Na primeira situação, a tutela recai sobre a escolha dos processos de criação e escolhas estéticas, o alinhamento político-ideológico da obra, a sua preparação, o seu planejamento, o seu ensaio e a escolha de materiais a serem utilizados. Considerando que dados pessoais são qualquer informação que faça com que alguém seja identificável, biografias e a pintura de um retrato de pessoas reais são exemplos de obras que envolvem dados pessoais. Estes casos são pouco aplicáveis às instituições culturais, porém bastante úteis para viabilizar a criação de novas obras, que podem vir a serem expostas nestes locais. Por exemplo, se não fosse tal previsão do art. 4º, obras como os retratos de Esperança Garcia por Gabriel Archanjo poderiam ser inviabilizadas pela legislação de proteção de dados.

Já na etapa de divulgação, que é de maior interesse e utilidade às instituições, a limitação da LGPD se aplicaria, por exemplo, à exposição, publicação e divulgação das obras em meios de comunicação. Ao nosso ver, a exceção do art. 4º permitiria, por exemplo, que o museu divulgue informações sobre o autor de uma obra (em postagens em redes sociais, em seu site etc.) sem a necessidade de autorização prévia.

Porém, mesmo com a existência desse afastamento da LGPD em situações de cunho artístico, terceiros afetados negativamente pela divulgação de informações pessoais poderiam procurar reparações por danos morais ou materiais. Dessa maneira, propomos algumas boas práticas na utilização de dados pessoais para a produção ou veiculação de obras de arte:

  • Coletar somente os dados estritamente necessários para o cumprimento da finalidade de criação ou exposição de uma obra de arte;
  • Sempre que possível, obter o consentimento dos titulares para a utilização de seus dados;
  • Adotar medidas de segurança para evitar “vazamentos”;
  • Anonimizar as informações cuja a divulgação não seja essencial;
  • Não reutilizar documentos físicos contendo dados pessoais, e descartá-los de forma adequada (picotando-os ou incinerando-os, por exemplo).

Por último, vale ressaltar que a coleta e o tratamento de dados não se aplicam somente a formulários e a grandes quantidades de informação, como muitos acreditam.
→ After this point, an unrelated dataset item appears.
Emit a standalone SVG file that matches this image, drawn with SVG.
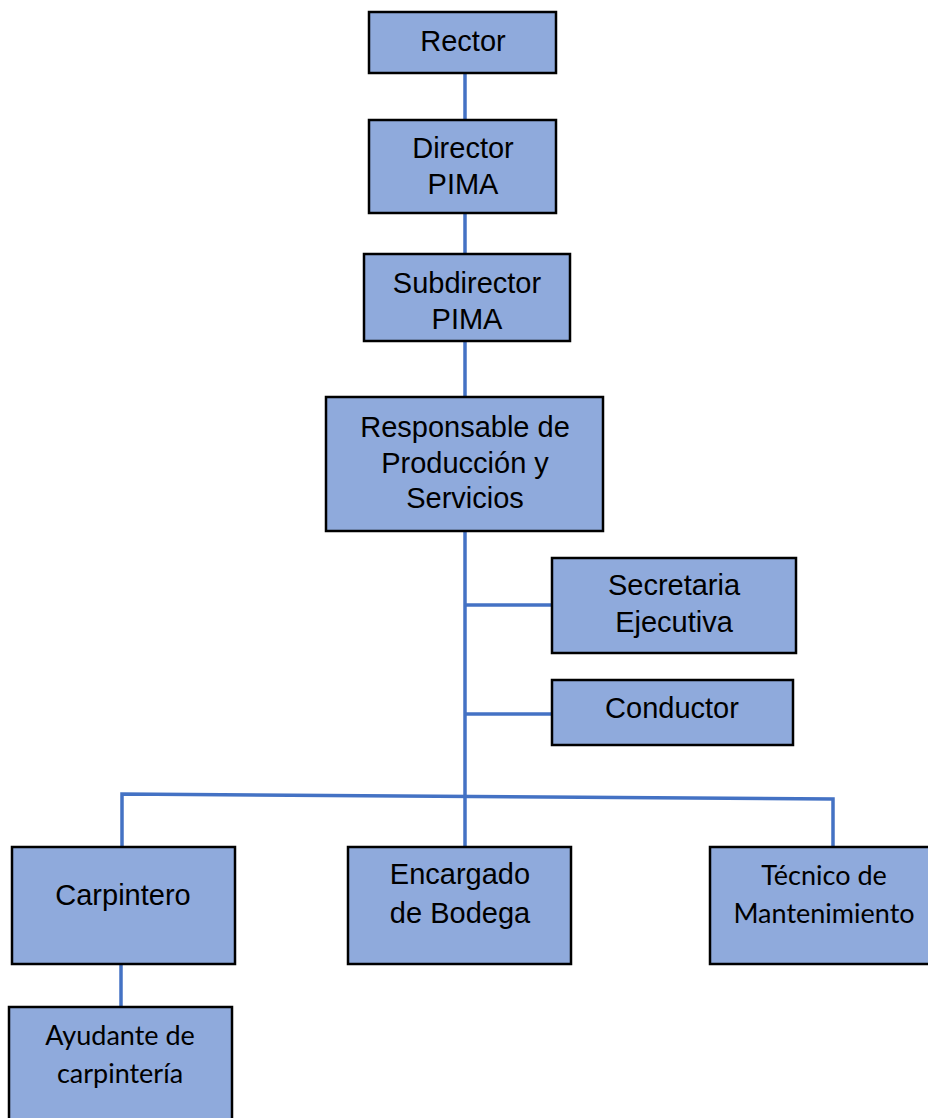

A simples coleta de assinaturas ou de informações sobre o público já é considerado um tratamento de dados pessoais. Por este motivo, é muito importante que, apesar das flexibilizações, as instituições culturais estejam atentas a forma de lidar com os dados pessoais.

Em eventuais violações de dados pessoais, a ANPD considera uma série de fatores na análise e julgamento do caso, tais como: (1) se o titular tinha conhecimento do uso de seus dados pessoais; (2) se a forma pela qual os dados foram obtidos é lícita ou ilícita; (3) qual o tipo de conteúdo produzido; (4) a sua forma de exposição e as consequências que isso poderá gerar ao titular. Diante de incertezas, recomenda-se a consulta de um profissional jurídico especializado.